Stored items from a collection:
* begin *

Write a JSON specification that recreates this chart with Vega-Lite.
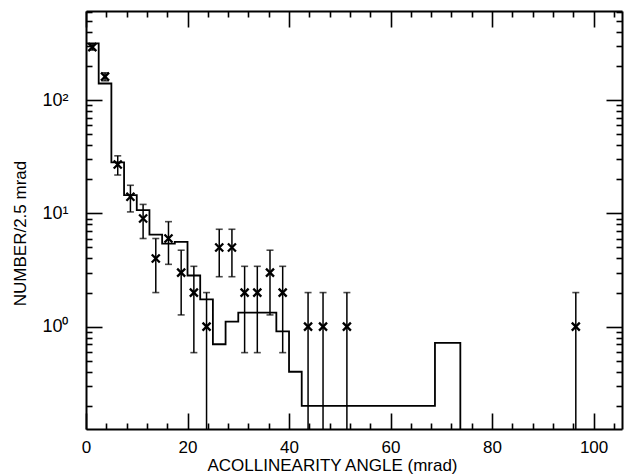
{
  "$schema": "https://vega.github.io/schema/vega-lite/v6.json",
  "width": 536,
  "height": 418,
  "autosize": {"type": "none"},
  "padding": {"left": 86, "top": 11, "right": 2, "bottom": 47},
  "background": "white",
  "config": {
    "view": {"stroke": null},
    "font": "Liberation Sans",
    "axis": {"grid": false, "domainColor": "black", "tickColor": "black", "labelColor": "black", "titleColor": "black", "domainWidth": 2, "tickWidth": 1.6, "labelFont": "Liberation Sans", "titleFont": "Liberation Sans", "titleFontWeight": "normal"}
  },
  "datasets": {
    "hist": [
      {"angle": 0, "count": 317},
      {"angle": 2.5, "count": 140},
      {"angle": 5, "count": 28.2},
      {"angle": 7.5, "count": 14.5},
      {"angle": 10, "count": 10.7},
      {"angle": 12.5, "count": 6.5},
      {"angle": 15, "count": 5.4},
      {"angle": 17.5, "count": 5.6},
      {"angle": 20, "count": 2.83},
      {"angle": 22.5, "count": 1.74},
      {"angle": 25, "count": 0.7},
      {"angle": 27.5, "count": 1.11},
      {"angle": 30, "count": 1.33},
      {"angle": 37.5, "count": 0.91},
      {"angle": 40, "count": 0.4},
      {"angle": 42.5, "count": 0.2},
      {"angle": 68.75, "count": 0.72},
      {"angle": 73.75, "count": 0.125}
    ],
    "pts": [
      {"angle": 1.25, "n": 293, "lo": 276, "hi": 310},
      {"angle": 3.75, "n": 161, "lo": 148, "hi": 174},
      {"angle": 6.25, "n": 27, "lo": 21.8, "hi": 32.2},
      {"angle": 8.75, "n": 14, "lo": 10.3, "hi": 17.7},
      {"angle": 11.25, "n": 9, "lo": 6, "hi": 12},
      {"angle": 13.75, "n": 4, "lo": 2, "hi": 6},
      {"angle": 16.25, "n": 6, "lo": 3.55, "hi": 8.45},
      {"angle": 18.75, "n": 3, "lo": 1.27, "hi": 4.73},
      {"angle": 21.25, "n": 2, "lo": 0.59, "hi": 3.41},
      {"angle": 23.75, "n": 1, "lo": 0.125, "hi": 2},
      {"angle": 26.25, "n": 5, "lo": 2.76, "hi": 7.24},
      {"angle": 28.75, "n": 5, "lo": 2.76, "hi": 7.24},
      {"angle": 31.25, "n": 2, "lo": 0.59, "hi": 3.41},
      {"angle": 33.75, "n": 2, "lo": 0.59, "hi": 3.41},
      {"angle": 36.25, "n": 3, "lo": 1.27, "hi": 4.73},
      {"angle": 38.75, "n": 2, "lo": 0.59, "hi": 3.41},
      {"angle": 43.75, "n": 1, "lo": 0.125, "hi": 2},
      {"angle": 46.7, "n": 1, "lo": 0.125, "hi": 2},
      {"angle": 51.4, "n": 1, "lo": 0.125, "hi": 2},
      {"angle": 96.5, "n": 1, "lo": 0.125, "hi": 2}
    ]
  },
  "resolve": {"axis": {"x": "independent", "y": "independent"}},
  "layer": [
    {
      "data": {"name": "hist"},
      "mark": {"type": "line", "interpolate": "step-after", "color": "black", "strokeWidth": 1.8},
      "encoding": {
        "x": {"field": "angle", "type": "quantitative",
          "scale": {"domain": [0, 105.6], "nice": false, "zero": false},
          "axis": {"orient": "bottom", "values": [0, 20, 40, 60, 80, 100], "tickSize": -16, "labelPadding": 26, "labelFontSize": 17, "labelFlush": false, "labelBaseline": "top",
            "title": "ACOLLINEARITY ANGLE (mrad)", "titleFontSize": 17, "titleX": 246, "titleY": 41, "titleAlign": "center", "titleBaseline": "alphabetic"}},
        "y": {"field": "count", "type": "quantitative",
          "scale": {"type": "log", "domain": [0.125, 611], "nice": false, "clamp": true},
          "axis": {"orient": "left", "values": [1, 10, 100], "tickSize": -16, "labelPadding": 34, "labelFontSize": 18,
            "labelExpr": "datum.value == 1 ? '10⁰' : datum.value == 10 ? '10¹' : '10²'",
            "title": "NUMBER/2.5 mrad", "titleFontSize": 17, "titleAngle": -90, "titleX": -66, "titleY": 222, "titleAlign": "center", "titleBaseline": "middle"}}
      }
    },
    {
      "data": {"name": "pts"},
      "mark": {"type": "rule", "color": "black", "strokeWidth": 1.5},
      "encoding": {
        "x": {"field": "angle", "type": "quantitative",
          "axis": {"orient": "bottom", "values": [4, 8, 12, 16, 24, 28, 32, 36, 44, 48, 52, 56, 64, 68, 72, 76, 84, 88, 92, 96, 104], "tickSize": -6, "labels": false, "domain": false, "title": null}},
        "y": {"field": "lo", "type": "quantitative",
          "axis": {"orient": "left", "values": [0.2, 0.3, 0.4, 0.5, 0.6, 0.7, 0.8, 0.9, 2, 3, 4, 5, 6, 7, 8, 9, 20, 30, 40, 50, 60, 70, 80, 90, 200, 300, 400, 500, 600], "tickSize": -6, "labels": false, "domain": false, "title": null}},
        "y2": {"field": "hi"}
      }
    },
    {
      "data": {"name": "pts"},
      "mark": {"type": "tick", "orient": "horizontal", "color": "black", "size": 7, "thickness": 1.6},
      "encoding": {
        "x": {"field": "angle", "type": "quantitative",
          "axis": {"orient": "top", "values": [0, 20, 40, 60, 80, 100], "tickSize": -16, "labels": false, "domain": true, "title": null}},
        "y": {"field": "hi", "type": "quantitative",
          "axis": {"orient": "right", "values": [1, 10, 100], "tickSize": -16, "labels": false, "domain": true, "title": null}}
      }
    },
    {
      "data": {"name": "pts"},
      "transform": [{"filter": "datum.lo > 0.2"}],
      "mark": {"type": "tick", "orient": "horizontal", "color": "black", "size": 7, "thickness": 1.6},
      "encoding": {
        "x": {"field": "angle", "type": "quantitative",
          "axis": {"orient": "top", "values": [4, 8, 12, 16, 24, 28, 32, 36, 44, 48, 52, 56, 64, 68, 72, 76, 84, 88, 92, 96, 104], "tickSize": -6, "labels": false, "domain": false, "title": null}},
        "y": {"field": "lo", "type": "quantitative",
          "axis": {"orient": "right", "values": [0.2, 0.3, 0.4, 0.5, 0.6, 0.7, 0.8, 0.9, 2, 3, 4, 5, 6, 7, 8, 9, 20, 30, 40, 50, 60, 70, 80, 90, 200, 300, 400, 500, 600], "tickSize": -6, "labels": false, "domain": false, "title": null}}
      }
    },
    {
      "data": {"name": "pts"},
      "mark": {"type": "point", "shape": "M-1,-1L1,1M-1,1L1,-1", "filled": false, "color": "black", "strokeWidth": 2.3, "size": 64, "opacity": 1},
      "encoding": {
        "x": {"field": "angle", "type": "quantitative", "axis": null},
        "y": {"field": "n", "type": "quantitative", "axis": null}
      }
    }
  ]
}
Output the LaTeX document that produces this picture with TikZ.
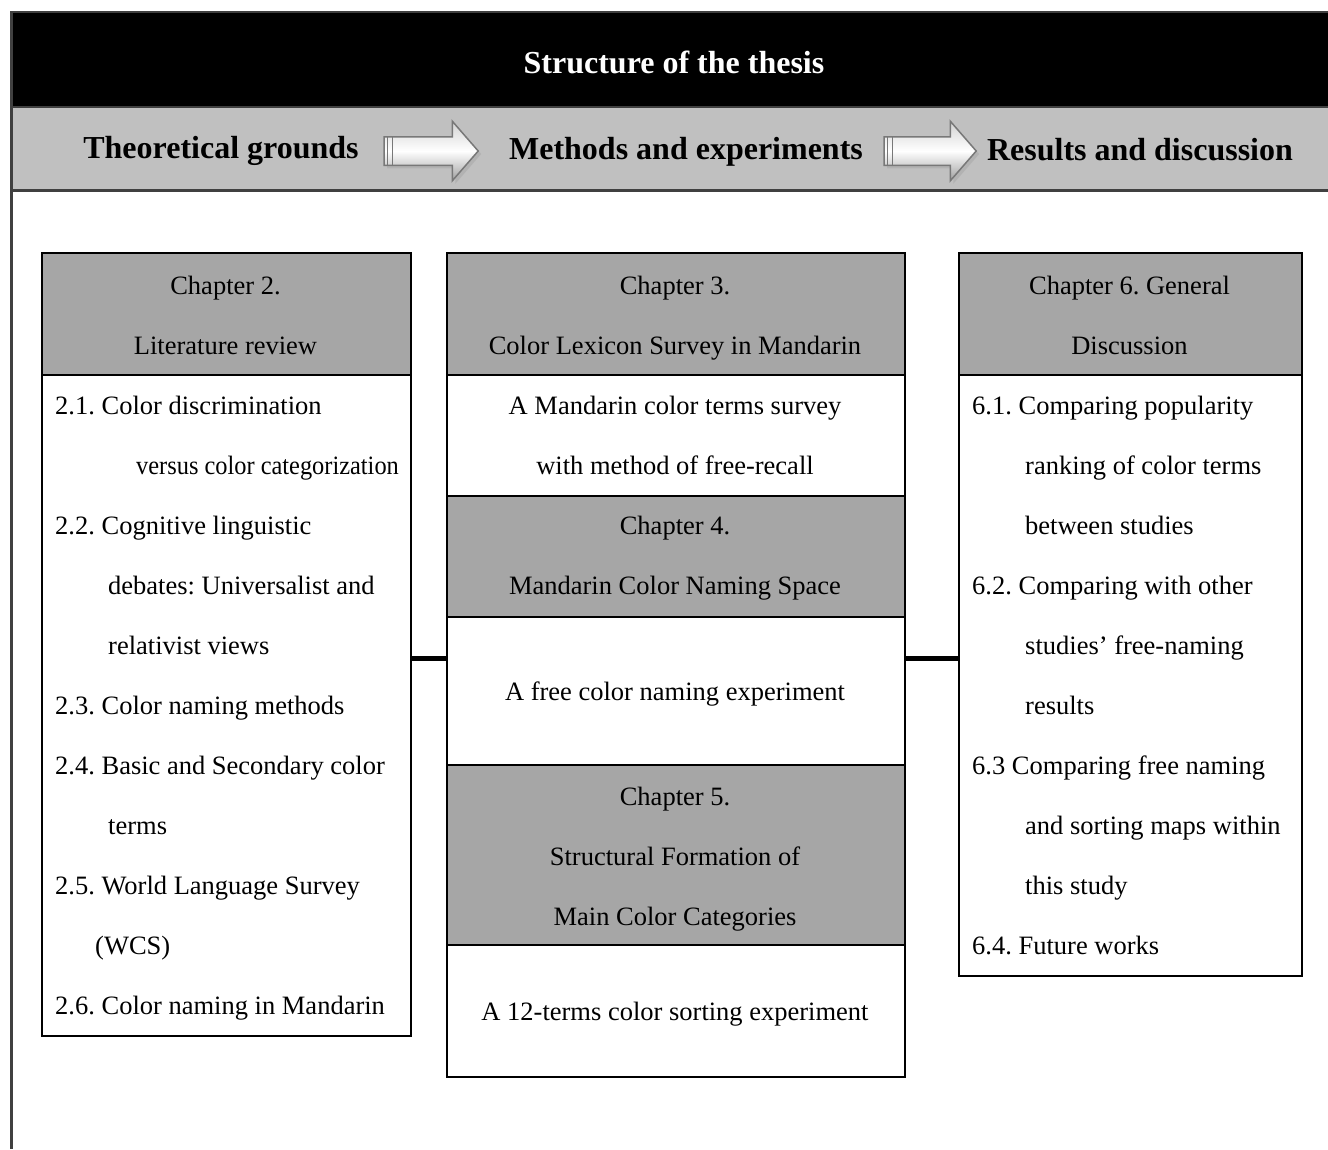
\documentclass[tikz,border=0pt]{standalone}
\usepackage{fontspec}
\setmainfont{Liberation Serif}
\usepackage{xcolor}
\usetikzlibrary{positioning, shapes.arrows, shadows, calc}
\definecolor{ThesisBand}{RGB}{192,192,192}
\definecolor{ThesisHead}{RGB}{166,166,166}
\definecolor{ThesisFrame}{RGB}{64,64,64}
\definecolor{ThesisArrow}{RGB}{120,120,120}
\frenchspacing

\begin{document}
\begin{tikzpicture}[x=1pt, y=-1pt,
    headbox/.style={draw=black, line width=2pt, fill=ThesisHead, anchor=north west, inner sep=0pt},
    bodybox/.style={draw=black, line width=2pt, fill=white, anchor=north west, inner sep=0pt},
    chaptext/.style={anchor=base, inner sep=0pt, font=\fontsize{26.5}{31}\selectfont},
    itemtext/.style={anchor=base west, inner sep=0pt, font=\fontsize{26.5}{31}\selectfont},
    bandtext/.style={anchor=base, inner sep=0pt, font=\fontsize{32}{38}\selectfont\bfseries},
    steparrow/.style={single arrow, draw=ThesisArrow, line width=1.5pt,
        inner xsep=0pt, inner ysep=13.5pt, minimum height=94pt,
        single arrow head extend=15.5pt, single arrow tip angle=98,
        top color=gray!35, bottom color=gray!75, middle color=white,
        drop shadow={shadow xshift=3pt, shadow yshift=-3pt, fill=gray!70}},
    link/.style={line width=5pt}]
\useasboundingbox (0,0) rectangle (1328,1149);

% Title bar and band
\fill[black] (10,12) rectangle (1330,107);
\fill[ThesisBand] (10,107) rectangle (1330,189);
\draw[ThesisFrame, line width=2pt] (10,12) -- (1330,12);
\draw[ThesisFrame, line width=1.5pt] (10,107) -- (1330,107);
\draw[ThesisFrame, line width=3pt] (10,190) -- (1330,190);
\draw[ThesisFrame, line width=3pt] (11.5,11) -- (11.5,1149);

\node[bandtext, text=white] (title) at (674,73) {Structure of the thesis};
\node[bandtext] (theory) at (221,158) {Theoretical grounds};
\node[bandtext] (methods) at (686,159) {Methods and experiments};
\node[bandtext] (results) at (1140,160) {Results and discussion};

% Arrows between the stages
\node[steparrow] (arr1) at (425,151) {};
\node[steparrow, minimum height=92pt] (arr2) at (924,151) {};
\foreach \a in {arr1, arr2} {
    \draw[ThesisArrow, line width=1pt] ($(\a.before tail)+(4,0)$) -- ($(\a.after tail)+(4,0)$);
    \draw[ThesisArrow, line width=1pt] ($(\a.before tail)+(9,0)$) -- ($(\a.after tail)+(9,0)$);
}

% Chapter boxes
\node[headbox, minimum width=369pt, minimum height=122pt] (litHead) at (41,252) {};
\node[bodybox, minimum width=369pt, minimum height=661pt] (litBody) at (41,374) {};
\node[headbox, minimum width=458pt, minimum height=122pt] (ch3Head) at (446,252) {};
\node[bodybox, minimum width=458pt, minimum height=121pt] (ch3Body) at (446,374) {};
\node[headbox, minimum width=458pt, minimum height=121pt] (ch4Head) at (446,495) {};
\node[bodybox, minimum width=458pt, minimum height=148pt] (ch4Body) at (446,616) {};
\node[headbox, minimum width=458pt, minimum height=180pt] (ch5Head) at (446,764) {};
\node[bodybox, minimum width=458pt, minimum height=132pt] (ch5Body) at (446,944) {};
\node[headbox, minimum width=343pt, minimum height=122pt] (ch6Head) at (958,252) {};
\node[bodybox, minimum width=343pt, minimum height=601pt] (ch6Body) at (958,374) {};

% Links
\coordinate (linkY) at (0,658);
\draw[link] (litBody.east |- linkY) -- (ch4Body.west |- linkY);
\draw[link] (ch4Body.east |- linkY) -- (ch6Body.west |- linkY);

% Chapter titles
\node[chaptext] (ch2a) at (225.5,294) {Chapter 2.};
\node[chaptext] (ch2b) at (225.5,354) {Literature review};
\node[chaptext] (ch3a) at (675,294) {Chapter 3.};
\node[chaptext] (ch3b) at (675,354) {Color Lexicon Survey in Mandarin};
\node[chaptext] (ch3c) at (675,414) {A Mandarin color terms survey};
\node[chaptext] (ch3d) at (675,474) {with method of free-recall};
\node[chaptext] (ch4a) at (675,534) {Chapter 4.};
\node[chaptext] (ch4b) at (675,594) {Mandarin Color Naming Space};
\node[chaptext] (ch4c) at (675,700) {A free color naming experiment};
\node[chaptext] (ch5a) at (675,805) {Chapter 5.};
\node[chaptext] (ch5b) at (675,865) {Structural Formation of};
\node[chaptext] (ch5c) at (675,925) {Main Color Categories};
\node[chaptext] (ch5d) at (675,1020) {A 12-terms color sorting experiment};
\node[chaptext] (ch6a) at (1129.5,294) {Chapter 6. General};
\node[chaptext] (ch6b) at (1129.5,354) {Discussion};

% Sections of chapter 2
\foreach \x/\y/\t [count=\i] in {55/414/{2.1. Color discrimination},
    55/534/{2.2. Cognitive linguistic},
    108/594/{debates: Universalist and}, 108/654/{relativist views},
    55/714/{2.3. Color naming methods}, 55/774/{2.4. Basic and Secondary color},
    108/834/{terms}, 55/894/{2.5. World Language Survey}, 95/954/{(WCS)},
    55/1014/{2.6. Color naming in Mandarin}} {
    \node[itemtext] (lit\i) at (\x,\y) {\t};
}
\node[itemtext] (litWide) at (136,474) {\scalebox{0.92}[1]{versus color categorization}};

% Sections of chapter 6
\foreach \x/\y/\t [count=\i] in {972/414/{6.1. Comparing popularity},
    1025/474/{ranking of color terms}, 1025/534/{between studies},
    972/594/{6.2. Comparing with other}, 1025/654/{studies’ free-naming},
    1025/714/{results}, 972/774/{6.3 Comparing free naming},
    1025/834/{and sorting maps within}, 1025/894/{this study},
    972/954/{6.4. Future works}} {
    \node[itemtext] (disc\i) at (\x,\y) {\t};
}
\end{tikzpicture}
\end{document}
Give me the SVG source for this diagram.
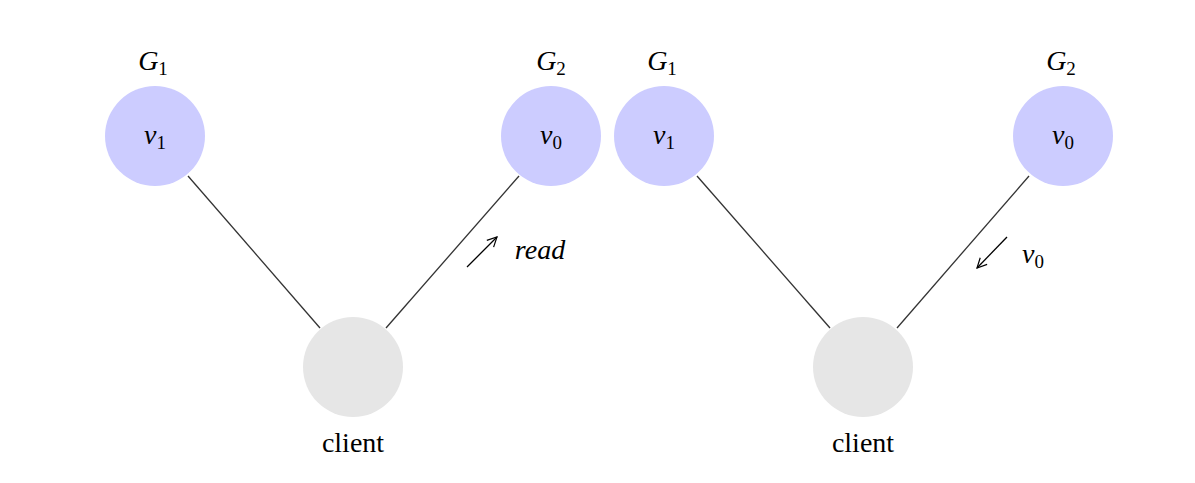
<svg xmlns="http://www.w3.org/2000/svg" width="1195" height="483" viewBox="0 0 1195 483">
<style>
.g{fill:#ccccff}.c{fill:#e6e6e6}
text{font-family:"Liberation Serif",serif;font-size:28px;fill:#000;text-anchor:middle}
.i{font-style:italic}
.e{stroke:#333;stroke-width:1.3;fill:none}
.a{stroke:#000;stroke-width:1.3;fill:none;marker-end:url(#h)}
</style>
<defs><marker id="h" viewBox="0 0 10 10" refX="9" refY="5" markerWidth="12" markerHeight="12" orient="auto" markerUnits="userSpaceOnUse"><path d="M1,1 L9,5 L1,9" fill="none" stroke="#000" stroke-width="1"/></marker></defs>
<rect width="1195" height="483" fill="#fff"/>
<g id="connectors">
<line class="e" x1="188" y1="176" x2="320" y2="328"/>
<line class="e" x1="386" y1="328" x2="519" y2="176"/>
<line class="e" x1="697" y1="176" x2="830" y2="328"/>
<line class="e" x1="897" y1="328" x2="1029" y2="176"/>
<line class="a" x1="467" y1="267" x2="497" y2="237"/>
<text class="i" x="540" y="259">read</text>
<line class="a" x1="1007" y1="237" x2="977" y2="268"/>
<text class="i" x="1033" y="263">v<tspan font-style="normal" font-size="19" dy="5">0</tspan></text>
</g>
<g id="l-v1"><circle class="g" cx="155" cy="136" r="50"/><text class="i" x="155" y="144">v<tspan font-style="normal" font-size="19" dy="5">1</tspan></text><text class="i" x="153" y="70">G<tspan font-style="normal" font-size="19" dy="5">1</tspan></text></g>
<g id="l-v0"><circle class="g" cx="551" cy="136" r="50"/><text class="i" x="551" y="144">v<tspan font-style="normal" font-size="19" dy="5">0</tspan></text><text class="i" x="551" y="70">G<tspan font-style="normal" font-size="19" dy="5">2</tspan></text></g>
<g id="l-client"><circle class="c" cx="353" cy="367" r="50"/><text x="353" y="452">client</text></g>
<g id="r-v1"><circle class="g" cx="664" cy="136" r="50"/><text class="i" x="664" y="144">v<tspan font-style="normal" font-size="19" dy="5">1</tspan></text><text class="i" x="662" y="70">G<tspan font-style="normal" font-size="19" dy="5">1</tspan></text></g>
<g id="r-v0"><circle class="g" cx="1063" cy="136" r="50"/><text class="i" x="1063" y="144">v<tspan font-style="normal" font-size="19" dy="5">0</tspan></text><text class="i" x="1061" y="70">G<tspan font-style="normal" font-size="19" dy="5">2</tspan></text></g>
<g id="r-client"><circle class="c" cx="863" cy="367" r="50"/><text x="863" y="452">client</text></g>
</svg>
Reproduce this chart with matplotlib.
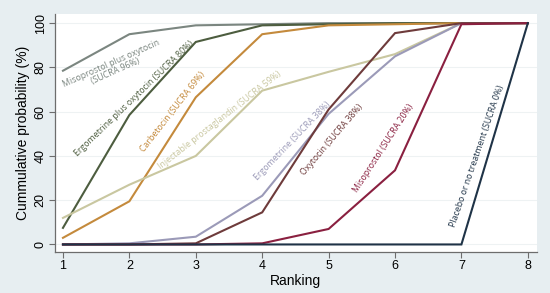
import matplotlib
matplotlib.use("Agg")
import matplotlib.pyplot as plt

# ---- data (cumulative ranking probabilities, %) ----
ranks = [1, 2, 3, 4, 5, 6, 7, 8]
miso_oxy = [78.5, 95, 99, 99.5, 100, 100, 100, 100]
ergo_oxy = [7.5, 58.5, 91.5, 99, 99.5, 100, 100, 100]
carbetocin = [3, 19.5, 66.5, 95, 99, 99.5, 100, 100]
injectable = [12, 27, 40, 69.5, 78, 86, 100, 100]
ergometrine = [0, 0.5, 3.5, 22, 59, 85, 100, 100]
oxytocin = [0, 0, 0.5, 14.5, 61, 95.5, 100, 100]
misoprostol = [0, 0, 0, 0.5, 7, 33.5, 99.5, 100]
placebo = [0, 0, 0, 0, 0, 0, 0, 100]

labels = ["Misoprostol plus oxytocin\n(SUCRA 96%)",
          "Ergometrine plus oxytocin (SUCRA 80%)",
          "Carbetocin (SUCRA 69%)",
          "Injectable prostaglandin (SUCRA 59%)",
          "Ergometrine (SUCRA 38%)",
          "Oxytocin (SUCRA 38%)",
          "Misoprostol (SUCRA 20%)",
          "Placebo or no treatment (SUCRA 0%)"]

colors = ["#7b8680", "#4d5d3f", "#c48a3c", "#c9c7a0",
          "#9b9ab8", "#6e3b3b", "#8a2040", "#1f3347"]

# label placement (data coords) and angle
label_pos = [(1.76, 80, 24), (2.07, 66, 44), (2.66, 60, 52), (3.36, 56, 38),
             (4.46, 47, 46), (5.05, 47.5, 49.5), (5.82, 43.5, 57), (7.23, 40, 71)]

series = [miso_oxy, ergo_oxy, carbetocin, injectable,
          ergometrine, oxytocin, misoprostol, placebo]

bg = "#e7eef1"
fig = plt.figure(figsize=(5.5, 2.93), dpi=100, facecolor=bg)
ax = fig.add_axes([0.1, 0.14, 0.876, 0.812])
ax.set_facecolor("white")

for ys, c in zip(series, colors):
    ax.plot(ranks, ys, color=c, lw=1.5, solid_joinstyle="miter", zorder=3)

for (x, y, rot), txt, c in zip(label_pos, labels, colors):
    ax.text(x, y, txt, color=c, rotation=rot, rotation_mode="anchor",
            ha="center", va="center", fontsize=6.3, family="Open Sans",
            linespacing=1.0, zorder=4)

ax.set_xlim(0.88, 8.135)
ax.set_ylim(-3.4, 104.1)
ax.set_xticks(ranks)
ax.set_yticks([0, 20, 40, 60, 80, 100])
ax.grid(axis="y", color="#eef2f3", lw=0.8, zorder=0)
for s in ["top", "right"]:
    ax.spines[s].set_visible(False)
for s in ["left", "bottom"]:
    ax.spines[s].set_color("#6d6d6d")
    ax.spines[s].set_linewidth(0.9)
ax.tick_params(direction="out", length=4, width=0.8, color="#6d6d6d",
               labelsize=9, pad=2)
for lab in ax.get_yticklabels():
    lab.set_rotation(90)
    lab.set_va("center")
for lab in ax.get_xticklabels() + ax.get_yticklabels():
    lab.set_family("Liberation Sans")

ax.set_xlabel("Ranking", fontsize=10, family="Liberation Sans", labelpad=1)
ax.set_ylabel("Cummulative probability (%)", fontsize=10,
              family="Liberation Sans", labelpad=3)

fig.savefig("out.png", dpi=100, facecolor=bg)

* end *

Copy the lines above exactly, starting with the line that contains "Reproduce this chart with matplotlib." and ending with the line that contains "linespacing=1.0, zorder=4)", and leave out any pictures.

Reproduce this chart with matplotlib.
import matplotlib
matplotlib.use("Agg")
import matplotlib.pyplot as plt

# ---- data (cumulative ranking probabilities, %) ----
ranks = [1, 2, 3, 4, 5, 6, 7, 8]
miso_oxy = [78.5, 95, 99, 99.5, 100, 100, 100, 100]
ergo_oxy = [7.5, 58.5, 91.5, 99, 99.5, 100, 100, 100]
carbetocin = [3, 19.5, 66.5, 95, 99, 99.5, 100, 100]
injectable = [12, 27, 40, 69.5, 78, 86, 100, 100]
ergometrine = [0, 0.5, 3.5, 22, 59, 85, 100, 100]
oxytocin = [0, 0, 0.5, 14.5, 61, 95.5, 100, 100]
misoprostol = [0, 0, 0, 0.5, 7, 33.5, 99.5, 100]
placebo = [0, 0, 0, 0, 0, 0, 0, 100]

labels = ["Misoprostol plus oxytocin\n(SUCRA 96%)",
          "Ergometrine plus oxytocin (SUCRA 80%)",
          "Carbetocin (SUCRA 69%)",
          "Injectable prostaglandin (SUCRA 59%)",
          "Ergometrine (SUCRA 38%)",
          "Oxytocin (SUCRA 38%)",
          "Misoprostol (SUCRA 20%)",
          "Placebo or no treatment (SUCRA 0%)"]

colors = ["#7b8680", "#4d5d3f", "#c48a3c", "#c9c7a0",
          "#9b9ab8", "#6e3b3b", "#8a2040", "#1f3347"]

# label placement (data coords) and angle
label_pos = [(1.76, 80, 24), (2.07, 66, 44), (2.66, 60, 52), (3.36, 56, 38),
             (4.46, 47, 46), (5.05, 47.5, 49.5), (5.82, 43.5, 57), (7.23, 40, 71)]

series = [miso_oxy, ergo_oxy, carbetocin, injectable,
          ergometrine, oxytocin, misoprostol, placebo]

bg = "#e7eef1"
fig = plt.figure(figsize=(5.5, 2.93), dpi=100, facecolor=bg)
ax = fig.add_axes([0.1, 0.14, 0.876, 0.812])
ax.set_facecolor("white")

for ys, c in zip(series, colors):
    ax.plot(ranks, ys, color=c, lw=1.5, solid_joinstyle="miter", zorder=3)

for (x, y, rot), txt, c in zip(label_pos, labels, colors):
    ax.text(x, y, txt, color=c, rotation=rot, rotation_mode="anchor",
            ha="center", va="center", fontsize=6.3, family="Open Sans",
            linespacing=1.0, zorder=4)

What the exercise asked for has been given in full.